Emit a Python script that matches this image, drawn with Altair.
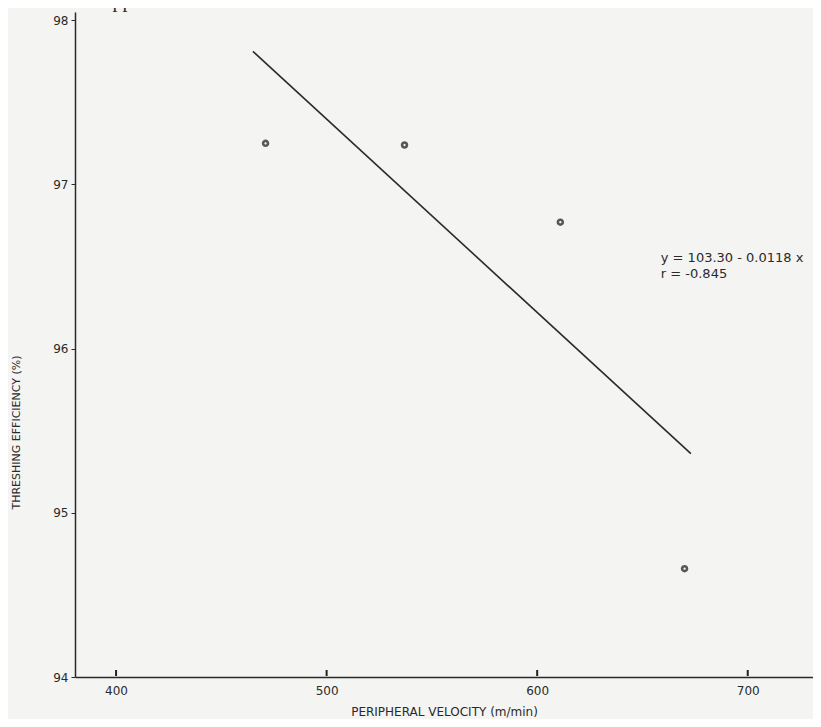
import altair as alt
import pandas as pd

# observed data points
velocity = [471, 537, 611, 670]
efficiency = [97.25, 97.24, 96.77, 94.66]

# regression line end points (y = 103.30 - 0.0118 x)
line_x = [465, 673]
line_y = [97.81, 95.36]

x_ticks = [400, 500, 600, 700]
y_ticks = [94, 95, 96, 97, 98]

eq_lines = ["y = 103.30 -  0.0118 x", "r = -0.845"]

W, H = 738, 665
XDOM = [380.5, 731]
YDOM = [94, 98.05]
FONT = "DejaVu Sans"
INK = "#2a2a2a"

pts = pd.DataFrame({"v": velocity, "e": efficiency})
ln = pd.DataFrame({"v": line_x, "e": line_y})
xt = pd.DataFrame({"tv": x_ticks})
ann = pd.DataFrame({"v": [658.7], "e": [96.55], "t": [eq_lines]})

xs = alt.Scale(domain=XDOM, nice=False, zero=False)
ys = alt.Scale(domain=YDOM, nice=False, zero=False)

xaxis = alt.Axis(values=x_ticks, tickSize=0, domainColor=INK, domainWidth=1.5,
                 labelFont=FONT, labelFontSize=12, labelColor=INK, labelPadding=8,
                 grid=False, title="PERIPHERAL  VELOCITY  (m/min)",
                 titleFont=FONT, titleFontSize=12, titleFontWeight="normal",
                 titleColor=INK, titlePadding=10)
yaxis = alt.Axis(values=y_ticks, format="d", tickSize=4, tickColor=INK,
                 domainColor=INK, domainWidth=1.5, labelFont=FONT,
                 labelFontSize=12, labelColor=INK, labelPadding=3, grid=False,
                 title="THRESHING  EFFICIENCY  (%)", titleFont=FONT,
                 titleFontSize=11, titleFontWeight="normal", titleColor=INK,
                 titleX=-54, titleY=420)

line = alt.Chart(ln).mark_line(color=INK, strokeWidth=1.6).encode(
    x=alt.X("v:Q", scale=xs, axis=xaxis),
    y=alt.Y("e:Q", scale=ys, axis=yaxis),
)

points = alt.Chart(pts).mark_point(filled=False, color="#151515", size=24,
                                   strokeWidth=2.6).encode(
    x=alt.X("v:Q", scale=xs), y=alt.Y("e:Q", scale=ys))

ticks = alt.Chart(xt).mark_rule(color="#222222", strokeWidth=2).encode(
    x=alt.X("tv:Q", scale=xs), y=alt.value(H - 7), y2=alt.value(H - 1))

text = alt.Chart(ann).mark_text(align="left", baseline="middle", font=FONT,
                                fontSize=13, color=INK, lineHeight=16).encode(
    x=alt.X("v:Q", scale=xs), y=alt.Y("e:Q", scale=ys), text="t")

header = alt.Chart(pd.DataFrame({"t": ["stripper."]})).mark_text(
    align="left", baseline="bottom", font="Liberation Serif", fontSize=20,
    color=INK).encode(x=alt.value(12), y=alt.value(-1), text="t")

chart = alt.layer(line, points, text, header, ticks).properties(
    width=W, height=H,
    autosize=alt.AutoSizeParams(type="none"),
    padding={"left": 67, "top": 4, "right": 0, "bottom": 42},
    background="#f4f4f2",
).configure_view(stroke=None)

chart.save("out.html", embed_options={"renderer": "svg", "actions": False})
════════
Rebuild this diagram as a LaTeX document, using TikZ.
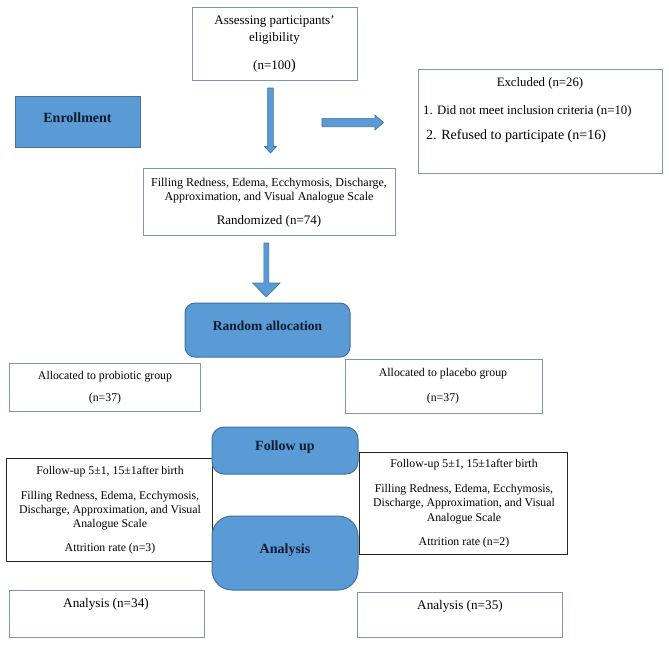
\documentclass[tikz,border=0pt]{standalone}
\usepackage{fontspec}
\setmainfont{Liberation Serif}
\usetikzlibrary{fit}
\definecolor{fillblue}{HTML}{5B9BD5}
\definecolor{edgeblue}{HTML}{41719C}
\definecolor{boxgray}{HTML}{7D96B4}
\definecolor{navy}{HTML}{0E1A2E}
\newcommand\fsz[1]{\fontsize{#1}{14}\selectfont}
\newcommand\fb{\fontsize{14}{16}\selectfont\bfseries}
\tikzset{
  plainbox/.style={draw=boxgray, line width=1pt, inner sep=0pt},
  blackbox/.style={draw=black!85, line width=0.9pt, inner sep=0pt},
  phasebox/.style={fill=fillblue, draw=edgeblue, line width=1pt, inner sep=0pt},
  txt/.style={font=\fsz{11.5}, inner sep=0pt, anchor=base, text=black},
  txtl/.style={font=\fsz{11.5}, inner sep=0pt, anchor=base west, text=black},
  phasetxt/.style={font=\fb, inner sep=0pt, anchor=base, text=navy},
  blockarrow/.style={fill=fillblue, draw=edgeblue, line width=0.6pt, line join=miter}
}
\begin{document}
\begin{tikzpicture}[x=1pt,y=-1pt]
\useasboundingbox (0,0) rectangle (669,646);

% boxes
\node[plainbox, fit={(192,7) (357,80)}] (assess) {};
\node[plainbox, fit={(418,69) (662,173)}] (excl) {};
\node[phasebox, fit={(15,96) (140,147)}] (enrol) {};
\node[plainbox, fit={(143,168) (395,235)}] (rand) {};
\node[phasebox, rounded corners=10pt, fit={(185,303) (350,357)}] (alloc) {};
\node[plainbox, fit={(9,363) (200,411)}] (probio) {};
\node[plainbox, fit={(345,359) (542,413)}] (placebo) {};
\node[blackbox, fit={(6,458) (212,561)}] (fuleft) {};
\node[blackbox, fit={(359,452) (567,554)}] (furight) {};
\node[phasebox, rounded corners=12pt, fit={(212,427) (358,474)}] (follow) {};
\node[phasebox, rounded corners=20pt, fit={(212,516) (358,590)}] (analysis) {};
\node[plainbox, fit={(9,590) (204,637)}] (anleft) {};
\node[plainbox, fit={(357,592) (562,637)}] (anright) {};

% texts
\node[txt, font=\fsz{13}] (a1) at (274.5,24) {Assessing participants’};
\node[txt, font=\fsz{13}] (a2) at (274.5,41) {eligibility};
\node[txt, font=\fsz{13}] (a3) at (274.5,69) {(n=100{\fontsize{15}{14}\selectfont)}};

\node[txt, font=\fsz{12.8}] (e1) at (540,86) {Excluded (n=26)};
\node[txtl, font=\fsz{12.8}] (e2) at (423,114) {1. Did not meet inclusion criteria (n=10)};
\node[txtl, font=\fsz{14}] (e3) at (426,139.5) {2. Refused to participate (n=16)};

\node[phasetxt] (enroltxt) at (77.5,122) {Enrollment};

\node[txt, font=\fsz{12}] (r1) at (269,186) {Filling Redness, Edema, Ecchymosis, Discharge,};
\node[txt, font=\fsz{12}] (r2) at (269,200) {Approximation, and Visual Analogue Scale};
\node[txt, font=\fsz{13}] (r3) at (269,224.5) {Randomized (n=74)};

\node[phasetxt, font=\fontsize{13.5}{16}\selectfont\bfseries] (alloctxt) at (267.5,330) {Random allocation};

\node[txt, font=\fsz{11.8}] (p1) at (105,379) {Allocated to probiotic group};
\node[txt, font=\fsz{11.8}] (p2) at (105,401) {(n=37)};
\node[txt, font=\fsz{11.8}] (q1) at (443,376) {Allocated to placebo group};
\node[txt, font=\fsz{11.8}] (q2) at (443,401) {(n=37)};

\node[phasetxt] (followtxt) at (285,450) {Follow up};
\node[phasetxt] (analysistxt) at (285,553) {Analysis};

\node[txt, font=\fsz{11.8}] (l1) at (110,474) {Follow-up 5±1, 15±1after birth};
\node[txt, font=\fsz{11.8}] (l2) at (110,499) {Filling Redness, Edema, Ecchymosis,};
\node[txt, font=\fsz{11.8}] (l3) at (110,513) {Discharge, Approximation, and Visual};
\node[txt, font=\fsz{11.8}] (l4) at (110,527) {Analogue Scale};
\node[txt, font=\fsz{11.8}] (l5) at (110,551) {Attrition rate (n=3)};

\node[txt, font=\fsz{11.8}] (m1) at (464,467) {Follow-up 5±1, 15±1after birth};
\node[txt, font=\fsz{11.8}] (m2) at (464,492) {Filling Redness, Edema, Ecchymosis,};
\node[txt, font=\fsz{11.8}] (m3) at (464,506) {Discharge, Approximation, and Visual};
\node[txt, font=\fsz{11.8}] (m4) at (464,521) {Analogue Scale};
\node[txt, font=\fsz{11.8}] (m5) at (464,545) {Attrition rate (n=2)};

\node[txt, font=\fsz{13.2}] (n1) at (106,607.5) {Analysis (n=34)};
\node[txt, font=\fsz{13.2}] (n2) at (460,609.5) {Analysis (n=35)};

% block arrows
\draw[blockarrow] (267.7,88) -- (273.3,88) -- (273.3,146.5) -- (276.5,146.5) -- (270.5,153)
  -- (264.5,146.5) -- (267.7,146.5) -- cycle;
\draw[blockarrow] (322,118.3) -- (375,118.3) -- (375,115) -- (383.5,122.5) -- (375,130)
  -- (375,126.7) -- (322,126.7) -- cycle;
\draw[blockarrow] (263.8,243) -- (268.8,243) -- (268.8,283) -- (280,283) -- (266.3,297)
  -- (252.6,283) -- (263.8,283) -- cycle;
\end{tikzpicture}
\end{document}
════════
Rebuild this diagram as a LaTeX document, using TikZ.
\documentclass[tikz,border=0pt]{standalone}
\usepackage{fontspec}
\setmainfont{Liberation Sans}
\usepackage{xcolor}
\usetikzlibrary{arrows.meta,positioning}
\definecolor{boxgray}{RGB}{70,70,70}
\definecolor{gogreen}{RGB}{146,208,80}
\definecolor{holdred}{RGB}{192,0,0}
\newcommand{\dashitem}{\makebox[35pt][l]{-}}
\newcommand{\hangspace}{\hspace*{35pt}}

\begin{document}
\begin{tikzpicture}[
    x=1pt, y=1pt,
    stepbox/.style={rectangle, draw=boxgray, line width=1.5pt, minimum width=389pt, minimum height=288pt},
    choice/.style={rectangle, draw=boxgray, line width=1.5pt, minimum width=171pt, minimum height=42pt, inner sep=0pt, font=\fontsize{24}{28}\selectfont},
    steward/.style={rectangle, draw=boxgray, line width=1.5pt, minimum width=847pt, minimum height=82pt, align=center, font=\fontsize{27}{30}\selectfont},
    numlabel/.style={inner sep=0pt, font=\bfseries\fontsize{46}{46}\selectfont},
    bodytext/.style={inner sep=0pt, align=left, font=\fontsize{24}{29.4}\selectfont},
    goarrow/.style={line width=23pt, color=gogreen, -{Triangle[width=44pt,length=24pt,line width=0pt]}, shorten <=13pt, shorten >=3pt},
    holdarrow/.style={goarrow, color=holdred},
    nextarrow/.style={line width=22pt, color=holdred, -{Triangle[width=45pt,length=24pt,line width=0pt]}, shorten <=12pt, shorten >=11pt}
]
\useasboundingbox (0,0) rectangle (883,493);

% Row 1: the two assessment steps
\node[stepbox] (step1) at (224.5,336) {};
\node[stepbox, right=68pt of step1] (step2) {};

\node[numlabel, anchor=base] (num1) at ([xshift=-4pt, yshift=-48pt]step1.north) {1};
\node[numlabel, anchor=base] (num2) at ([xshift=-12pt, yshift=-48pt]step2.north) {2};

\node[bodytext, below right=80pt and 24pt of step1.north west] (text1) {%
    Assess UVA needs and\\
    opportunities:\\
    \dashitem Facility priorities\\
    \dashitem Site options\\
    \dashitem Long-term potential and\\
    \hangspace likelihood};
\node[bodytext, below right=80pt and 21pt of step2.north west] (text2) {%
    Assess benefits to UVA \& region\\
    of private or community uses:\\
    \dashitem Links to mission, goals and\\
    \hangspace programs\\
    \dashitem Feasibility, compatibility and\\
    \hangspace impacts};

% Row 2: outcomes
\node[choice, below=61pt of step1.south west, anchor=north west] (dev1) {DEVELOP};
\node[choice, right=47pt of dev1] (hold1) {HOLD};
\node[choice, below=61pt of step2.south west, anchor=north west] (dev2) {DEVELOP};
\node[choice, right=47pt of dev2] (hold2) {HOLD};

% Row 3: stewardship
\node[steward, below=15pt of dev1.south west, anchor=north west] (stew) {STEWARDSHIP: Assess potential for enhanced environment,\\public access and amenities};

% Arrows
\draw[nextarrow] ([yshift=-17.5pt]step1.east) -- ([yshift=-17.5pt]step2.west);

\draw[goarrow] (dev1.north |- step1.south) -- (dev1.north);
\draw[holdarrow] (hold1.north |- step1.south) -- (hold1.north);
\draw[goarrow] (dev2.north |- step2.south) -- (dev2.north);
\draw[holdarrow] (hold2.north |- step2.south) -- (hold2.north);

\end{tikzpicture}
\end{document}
════════
* _Exercise requirements_
Using the entries above, extract exactly the lines from the one that contains "Emit a Python" through the one that contains "ys = alt.Scale(domain=YDOM, nice=False, zero=False)". Do not carry over any pictures.

* _Answer for this exercise_
Emit a Python script that matches this image, drawn with Altair.
import altair as alt
import pandas as pd

# observed data points
velocity = [471, 537, 611, 670]
efficiency = [97.25, 97.24, 96.77, 94.66]

# regression line end points (y = 103.30 - 0.0118 x)
line_x = [465, 673]
line_y = [97.81, 95.36]

x_ticks = [400, 500, 600, 700]
y_ticks = [94, 95, 96, 97, 98]

eq_lines = ["y = 103.30 -  0.0118 x", "r = -0.845"]

W, H = 738, 665
XDOM = [380.5, 731]
YDOM = [94, 98.05]
FONT = "DejaVu Sans"
INK = "#2a2a2a"

pts = pd.DataFrame({"v": velocity, "e": efficiency})
ln = pd.DataFrame({"v": line_x, "e": line_y})
xt = pd.DataFrame({"tv": x_ticks})
ann = pd.DataFrame({"v": [658.7], "e": [96.55], "t": [eq_lines]})

xs = alt.Scale(domain=XDOM, nice=False, zero=False)
ys = alt.Scale(domain=YDOM, nice=False, zero=False)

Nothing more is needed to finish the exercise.